Here are a few guide questions to acquaint you with what's going on:
How do we know the Yongbyon reactor was restarted?
The International Atomic Energy Agency (IAEA), though expelled by North Korea in 2009, still relies on satellite imagery to observe the country's nuclear activity. Since IAEA inspectors were driven out, the country continued to develop nuclear weapons, holding its last test in 2017.
According to IAEA's observations, the Yongbyon reactor has been discharging cooling water since July 2021 -- a strong indicator that it is functioning.
What kind of nuclear activity are we talking about?
One of the most powerful weapons that North Korea has ever revealed to the world is Hwasong-14, a mobile intercontinental ballistic missile. In other words, it is a 33.8-ton rocket-looking weapon that is capable of traveling as far as 10,000 km. This means that if fired from North Korea from a maximum trajectory, it could well reach New York, US.
Another example of a colossal element in North Korea's weaponry is the new submarine-launched ballistic missile, launched at the January 2021 military parade supervised by the country's leader Kim Jong Un.

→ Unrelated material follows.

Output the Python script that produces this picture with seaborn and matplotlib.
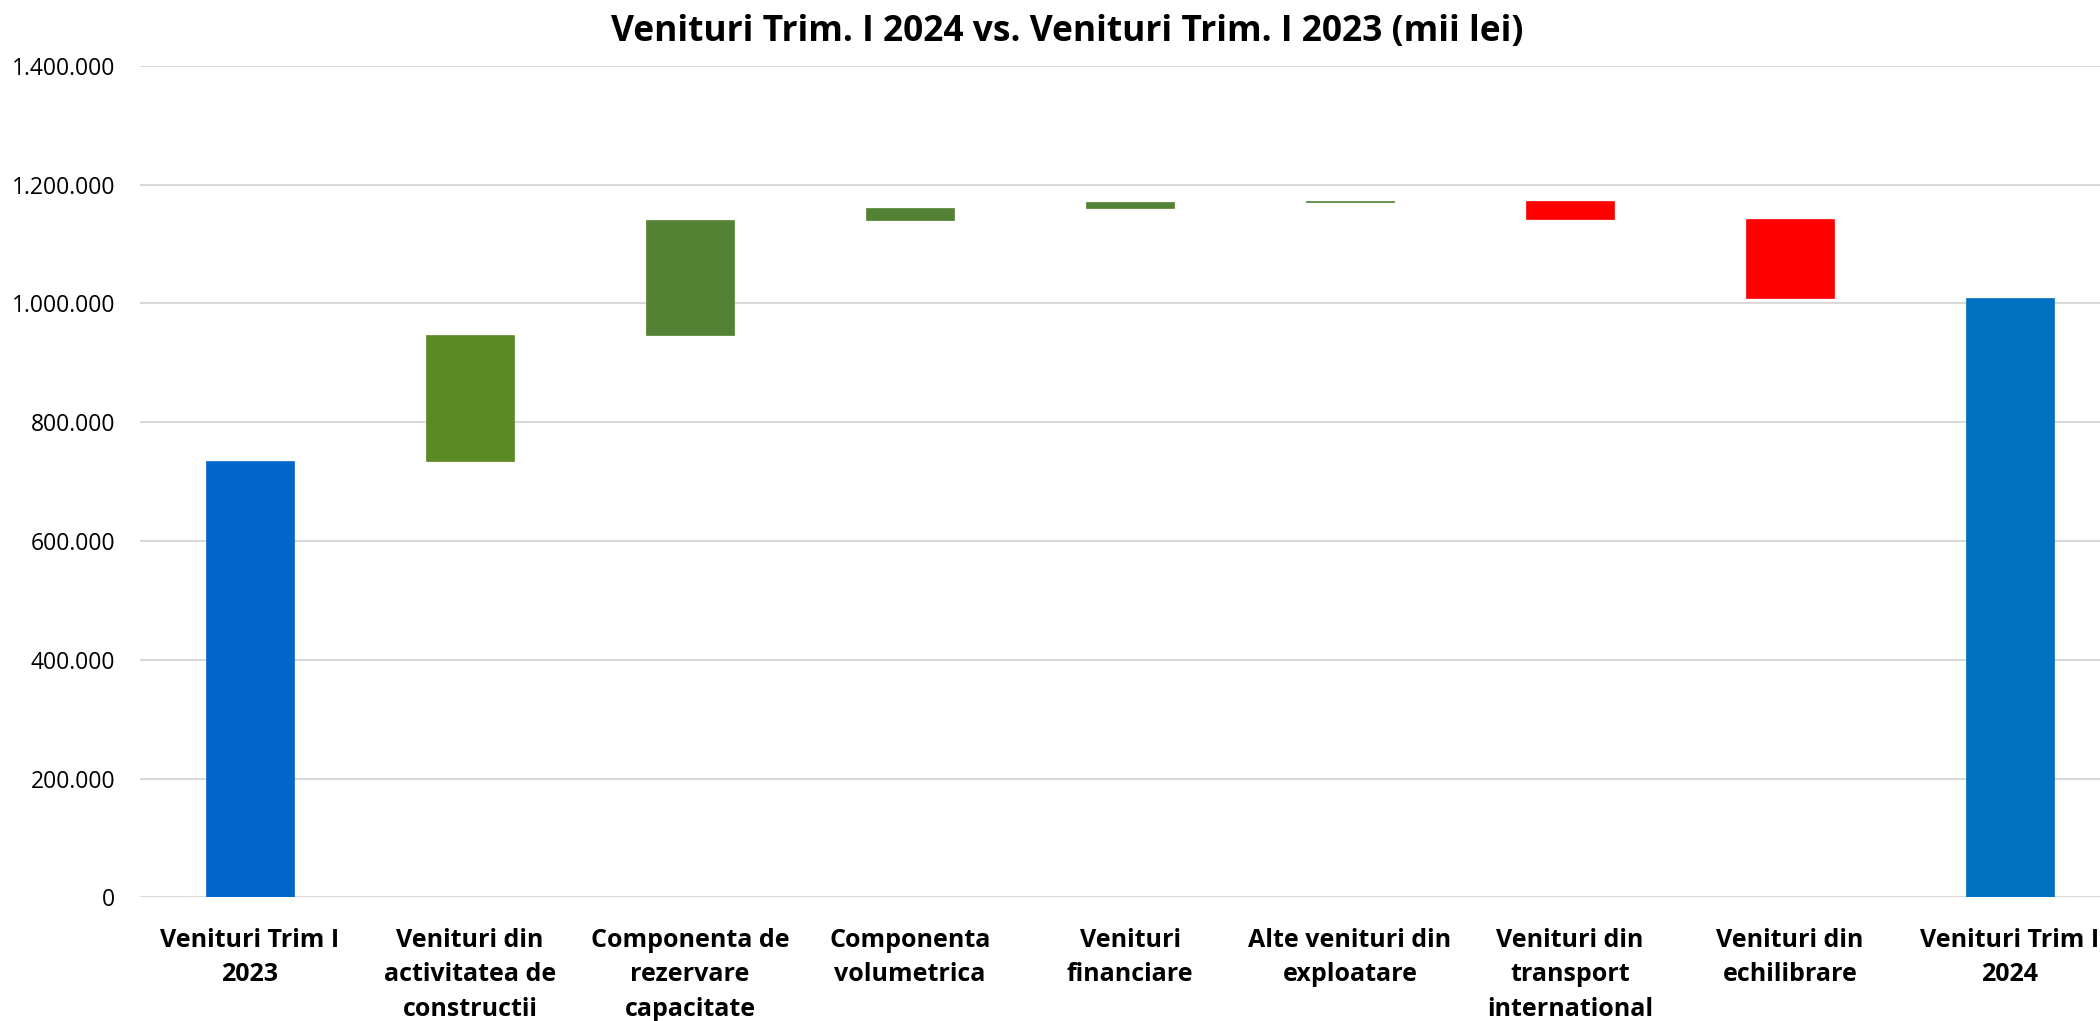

Though the weapon's capabilities remain unknown, the state media did describe it as "the world's most powerful weapon."
Why is North Korea so invested in expanding its nuclear arsenal?
The most common explanation for North Korea's hyper fixation on maintaining its nuclear activities is the ultimate goal to reach the United States.
North Korea believes that the US is secretly planning to remove Kim Jong Un from power, so the country sees nuclear weapons as a means of authentic protection and guarantee that the leader will be spared from the fate similar to the Iraqi dictator Saddam Hussein.